The immigration debate between Sens. Marco Rubio of Florida and Ted Cruz of Texas has touched off a full-blown war of words on the campaign trail.
"Immigration is an issue which is near and dear to the heart of most of the Republican electorate and what Cruz and Rubio realize is they've got to knock each other off for the potential to face Trump," said GOP strategist Ford O'Connell, who is not affiliated with any of the 2016 candidates.
The battle lines have been drawn.
"What Cruz wants to do is to slime Rubio as an establishment RINO before Rubio can gain any momentum in New Hampshire." ("RINO" stands for "Republican in name only, a contemptuous term the most conservative Republicans use to describe their more moderate counterparts.)
Cruz's weapon of choice is what conservatives refer to as "amnesty," a path to citizenship.
During the debate, Cruz attacked Rubio for his role in crafting the 2013 Senate immigration bill that included a path to citizenship for some who came to the U.S. illegally. This is anathema to most conservative Republicans, and it is a position that Cruz and several of his fellow GOP candidates are likely to use against Rubio for the duration of the race.
Cruz rejected a pathway to legal status. "I have never supported legalization, and I do not intend to support legalization," he has said in the past.
In 2013, however, Cruz proposed an amendment to the bill that would have denied immigrants in the U.S. illegally the chance to become citizens - but not the opportunity to seek legal status. He said he was doing it to save the bill.

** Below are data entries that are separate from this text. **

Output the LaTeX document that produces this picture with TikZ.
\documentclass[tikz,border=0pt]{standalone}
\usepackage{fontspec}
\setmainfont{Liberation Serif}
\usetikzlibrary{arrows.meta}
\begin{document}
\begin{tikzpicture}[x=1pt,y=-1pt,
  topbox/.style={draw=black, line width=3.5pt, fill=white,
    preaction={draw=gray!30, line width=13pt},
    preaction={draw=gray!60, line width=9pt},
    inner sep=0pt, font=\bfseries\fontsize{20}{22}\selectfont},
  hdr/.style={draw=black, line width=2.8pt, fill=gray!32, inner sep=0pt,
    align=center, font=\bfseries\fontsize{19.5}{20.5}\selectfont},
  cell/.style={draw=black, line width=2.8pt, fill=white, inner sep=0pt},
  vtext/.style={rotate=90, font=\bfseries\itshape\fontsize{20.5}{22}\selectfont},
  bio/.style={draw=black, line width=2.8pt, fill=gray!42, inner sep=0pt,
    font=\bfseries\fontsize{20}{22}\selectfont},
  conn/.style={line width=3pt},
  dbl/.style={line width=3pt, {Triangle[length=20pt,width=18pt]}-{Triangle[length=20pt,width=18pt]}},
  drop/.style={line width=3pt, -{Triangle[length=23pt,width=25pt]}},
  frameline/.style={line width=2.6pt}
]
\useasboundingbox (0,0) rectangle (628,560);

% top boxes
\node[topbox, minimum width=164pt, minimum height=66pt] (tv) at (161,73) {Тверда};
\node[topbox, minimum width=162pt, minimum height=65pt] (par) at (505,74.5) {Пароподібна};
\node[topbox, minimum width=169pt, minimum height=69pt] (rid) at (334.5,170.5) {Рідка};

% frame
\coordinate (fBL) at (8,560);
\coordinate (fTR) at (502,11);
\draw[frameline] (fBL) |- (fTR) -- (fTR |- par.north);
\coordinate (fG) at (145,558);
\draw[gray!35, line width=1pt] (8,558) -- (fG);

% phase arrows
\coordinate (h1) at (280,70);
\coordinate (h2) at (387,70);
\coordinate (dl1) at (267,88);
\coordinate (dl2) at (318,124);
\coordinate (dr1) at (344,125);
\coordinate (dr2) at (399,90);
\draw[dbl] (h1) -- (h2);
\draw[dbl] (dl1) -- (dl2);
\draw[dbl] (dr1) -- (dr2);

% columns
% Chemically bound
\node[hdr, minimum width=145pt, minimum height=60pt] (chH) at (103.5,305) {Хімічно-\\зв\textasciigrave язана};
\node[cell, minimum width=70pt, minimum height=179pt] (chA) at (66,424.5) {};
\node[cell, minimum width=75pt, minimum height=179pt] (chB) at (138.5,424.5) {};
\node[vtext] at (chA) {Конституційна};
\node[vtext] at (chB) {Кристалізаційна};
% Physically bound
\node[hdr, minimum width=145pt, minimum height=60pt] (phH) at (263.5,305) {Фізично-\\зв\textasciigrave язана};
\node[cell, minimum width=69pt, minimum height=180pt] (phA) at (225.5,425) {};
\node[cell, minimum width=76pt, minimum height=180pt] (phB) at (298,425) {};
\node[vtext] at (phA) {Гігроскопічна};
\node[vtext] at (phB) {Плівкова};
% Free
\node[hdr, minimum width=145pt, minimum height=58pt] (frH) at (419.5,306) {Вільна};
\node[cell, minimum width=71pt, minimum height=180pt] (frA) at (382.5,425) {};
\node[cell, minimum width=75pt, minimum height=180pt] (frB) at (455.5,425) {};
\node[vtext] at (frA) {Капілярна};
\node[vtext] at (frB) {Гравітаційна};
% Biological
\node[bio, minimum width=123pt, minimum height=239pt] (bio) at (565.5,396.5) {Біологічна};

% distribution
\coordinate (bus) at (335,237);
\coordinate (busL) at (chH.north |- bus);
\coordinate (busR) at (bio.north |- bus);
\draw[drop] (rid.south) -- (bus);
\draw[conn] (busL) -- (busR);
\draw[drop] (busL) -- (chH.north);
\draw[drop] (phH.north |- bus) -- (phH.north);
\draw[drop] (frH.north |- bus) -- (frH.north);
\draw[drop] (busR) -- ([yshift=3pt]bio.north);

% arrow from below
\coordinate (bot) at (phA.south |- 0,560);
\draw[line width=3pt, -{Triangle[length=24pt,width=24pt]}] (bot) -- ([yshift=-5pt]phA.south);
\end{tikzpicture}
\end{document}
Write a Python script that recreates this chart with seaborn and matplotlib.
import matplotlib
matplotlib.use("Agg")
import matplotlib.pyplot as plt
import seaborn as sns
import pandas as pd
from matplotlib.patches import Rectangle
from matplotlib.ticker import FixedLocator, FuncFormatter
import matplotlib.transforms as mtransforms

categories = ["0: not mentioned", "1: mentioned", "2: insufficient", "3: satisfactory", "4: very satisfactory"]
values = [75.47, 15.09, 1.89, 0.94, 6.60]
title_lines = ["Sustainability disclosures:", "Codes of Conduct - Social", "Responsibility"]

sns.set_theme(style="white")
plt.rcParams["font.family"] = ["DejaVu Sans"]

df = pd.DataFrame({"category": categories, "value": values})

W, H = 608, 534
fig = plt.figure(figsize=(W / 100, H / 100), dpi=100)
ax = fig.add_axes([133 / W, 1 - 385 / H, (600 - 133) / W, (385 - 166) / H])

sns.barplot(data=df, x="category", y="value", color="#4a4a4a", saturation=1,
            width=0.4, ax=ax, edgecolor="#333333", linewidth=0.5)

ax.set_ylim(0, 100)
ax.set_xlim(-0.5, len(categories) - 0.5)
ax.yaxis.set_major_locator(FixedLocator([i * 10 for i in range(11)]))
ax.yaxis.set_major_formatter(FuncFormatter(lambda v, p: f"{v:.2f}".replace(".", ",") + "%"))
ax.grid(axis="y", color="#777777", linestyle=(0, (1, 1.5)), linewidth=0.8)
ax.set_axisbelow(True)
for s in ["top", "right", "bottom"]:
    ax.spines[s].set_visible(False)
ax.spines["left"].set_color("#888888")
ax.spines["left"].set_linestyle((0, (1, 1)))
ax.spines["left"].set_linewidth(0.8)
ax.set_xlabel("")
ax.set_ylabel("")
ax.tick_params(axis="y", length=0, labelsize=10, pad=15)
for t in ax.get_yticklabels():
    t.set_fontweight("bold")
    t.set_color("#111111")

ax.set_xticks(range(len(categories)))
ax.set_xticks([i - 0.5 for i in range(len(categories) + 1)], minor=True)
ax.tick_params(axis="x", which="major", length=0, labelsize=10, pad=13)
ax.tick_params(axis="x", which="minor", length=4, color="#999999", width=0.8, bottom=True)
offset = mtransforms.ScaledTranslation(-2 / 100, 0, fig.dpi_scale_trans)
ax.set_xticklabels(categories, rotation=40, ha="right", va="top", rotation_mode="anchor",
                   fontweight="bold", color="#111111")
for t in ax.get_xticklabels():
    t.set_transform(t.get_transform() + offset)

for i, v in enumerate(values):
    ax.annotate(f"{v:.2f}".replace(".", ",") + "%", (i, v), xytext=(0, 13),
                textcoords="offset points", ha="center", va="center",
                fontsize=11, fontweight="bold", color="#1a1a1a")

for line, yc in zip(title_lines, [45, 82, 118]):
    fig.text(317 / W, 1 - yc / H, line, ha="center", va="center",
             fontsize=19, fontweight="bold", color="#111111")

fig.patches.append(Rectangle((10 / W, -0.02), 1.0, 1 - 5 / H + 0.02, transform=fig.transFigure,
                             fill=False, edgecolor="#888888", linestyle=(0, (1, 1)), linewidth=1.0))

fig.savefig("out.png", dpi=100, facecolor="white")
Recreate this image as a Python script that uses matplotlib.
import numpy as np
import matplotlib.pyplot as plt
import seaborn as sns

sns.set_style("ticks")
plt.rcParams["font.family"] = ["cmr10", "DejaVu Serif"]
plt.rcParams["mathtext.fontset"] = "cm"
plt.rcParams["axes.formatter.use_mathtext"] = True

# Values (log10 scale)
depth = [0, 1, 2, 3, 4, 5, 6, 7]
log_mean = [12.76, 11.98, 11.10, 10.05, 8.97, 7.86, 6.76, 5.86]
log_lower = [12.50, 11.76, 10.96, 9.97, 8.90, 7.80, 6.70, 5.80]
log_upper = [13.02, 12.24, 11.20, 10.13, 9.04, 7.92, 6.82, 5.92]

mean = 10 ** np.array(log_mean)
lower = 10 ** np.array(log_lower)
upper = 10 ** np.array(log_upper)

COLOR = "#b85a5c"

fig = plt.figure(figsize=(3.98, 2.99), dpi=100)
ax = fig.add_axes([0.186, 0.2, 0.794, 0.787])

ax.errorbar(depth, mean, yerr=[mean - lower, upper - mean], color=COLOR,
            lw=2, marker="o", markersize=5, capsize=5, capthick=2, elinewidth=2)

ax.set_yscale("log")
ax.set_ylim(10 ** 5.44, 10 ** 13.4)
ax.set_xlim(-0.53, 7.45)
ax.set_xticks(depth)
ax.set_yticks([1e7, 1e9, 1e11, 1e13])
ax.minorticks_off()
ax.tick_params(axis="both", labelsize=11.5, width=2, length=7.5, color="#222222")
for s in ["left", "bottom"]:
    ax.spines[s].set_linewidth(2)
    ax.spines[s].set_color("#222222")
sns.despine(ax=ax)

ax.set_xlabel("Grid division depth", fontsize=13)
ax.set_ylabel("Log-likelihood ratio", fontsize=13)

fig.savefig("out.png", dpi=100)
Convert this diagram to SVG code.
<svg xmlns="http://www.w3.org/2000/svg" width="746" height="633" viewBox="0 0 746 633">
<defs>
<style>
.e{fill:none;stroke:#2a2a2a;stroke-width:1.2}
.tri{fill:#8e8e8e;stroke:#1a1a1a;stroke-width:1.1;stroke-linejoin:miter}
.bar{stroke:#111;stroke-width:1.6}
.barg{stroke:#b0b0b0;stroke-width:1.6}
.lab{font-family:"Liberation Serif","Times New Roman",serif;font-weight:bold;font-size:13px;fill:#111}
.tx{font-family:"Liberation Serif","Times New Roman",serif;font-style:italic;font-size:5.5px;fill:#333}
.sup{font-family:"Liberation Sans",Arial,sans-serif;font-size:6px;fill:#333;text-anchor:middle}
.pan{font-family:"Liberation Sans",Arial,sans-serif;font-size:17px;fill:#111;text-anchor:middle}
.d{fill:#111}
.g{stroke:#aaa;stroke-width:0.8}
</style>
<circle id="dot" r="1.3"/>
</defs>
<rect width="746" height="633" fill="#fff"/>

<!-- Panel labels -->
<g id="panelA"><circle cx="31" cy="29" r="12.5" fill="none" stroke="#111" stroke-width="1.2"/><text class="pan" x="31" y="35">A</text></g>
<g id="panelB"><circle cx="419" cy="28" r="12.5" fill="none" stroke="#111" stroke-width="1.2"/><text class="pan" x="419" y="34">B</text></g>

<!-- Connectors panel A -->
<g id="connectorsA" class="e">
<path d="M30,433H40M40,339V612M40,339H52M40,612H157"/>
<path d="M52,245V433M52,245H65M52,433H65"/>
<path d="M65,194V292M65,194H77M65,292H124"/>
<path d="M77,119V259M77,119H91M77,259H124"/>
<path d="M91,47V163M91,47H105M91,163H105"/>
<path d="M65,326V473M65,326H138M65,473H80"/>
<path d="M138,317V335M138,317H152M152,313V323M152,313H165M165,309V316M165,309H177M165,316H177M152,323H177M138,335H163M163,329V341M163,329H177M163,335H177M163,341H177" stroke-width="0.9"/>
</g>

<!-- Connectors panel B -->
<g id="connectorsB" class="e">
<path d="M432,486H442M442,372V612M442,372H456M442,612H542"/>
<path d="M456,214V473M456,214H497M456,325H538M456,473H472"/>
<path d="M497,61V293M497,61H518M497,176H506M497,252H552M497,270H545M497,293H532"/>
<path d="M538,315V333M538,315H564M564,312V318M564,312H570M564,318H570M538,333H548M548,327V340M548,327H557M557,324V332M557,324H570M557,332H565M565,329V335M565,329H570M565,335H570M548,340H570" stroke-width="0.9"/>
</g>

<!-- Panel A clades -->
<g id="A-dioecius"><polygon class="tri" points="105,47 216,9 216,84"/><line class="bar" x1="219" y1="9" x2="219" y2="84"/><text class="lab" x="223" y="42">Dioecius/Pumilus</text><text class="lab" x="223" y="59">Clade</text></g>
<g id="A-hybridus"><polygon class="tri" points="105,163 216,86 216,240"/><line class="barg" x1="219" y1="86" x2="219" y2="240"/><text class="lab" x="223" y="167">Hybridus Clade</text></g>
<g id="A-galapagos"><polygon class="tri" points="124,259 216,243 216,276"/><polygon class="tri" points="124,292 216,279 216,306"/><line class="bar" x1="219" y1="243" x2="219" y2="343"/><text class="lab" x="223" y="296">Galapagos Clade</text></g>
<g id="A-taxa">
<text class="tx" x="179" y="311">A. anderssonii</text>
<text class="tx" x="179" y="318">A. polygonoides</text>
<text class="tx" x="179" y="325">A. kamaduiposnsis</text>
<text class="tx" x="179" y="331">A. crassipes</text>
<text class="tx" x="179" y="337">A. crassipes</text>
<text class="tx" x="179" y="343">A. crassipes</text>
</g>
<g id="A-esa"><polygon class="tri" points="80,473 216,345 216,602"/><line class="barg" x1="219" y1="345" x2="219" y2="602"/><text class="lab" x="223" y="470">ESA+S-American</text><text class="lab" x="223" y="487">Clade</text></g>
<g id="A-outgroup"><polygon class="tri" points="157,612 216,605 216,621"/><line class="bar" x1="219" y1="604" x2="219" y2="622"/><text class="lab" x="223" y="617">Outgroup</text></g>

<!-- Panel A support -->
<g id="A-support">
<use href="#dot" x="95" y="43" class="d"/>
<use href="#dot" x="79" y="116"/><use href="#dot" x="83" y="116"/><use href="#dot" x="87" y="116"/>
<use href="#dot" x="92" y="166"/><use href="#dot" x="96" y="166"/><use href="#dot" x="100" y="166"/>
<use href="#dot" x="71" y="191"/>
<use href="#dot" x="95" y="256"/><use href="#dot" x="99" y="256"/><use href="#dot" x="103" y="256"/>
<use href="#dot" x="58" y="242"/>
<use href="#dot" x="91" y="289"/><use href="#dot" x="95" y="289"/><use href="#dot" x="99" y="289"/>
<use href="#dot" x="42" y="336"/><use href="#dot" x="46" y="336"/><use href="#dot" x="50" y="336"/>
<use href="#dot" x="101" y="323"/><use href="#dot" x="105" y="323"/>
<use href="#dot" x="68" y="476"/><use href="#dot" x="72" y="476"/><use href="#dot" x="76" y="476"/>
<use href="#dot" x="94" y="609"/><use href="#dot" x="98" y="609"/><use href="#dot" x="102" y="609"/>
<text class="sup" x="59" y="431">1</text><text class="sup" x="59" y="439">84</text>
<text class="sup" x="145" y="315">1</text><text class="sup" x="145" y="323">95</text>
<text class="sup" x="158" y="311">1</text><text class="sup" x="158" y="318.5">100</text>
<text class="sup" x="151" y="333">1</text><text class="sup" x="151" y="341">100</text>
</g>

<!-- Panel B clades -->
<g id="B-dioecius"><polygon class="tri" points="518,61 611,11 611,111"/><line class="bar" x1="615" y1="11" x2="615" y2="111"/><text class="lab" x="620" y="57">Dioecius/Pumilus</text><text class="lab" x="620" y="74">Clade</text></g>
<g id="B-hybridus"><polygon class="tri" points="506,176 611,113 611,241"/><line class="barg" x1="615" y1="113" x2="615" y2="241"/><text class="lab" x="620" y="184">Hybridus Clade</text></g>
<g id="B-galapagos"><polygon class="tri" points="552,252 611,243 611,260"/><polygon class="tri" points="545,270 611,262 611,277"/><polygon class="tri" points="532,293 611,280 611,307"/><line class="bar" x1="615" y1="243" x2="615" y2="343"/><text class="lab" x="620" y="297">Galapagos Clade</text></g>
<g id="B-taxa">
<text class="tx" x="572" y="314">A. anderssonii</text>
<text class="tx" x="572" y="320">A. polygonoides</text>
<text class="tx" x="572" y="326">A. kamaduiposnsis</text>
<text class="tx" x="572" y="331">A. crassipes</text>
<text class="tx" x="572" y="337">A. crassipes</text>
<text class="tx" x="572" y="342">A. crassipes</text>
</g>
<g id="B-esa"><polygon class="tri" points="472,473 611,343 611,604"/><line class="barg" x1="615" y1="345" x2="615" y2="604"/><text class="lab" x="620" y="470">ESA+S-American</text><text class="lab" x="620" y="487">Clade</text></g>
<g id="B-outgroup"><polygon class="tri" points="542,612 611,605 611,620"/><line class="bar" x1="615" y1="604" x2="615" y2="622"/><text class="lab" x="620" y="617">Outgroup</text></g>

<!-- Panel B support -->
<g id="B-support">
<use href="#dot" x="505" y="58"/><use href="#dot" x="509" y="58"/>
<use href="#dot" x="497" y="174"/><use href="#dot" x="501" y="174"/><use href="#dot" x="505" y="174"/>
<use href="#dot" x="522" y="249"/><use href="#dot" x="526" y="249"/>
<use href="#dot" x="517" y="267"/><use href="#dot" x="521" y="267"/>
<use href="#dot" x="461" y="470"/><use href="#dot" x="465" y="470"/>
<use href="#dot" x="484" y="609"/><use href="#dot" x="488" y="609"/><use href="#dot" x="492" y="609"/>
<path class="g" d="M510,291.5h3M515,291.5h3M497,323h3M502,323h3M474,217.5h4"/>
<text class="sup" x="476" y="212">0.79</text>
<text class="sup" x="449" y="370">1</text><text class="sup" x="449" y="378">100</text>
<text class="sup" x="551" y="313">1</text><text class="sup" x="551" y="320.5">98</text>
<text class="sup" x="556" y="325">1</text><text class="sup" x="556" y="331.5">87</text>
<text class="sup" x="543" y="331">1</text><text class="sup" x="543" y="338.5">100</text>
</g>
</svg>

"If the proponents of this bill actually demonstrate a commitment not to politics, not to campaigning all the time, but to actually fixing this problem, to finding a middle ground, that would fix the problem and also allow for those 11 million people who are here illegally a legal status with citizenship off the table," he said on the Senate floor in June 2013. "I believe that is the compromise that can pass." He told a reporter from the Washington Examiner that his goal was not to kill immigration reform.
And in April of 2013, Cruz discussed the issue with CBS News' Jan Crawford.
When asked what he would do for the 11 million undocumented immigrants in the U.S., Cruz told Crawford, "I think there could probably be a compromise on that."
He added: "If a path to citizenship was taken off the table."
Now, Cruz claims that he didn't want the bill to pass. "The fact that I introduced an amendment to remove part of the Gang of 8 bill doesn't mean I support the rest of the Gang of 8 bill," he told Fox News' Bret Baier Wednesday when confronted with his past words. "What that amendment did is it revealed the hypocrisy of Chuck Schumer and the Senate Democrats and the establishment Republicans who were supporting it."
That's not Rubio's interpretation. His line of attack -- and what he said to voters in Muscatine, Iowa Thursday is this: Ted Cruz has been deceiving you.
"I think Ted wanted to leave the option of legalization open," he said. "I know he never brings up his support of legalization in Iowa or in his stump speeches but he supports legalization, and I think his hope was once he got into the general election to then start talking about legalization as a way to attract more voters."
"What Rubio's doing...by going after Cruz on this issue is to say, 'Wait a minute, you've portrayed yourself as a straight talker and you're lying through your teeth,'" O'Connell told CBS News.
Craig Robinson, author of "The Iowa Republican" argued that the Fox News interview did more damage to Cruz than anything Rubio might unleash.
"Cruz seems to want things both ways looking back, but his own past press releases and interviews conflict with the tune he is now singing as a presidential candidate," he told CBS News. "I think this has the potential to hurt Cruz, especially with someone like Trump in the field who has made immigration a key issue in the race."
Losing his credibility on that issue would be a "devastating blow," veteran Iowa Republican Doug Gross told CBS News.
"If he's seen as duplicitous on something as fundamental to his image as immigration, they're not going to trust him on anything," he said.
Cruz has shifted even further to the right on immigration since 2013. At one time, he supported nearly doubling the amount of legal visas available, but now, the immigration plan he unveiled last month promises to "halt any increases in legal immigration so long as American unemployment remains unacceptably high." Where he was once vague on the question of whether he would support some sort of legal status for people who came to the U.S. illegally, he said at Tuesday's debate that he would "enforce the law" against people who are here illegally now - in other words, send them home.
Many Republicans in Iowa like that idea. Nearly half of likely Republican caucus goers say the U.S. should round up immigrants here illegally and send them home. Rep. Steve King, R-Iowa, an outspoken opponent of legalization and increased immigration levels, endorsed Cruz's presidential bid.
Cruz built an amnesty narrative against Rubio in Las Vegas again Thursday, suggesting the Rubio campaign thought they had made a "masterful decision" by supporting immigration reform in 2013.
"This was a move to co-opt all of the big-money Republican donors who support amnesty because for big business, amnesty means cheap labor," he said. "Two years later they regret having led the fight for amnesty and so, they're trying to blur the record by claiming those who opposed amnesty somehow agreed with them. It is complete and utter nonsense."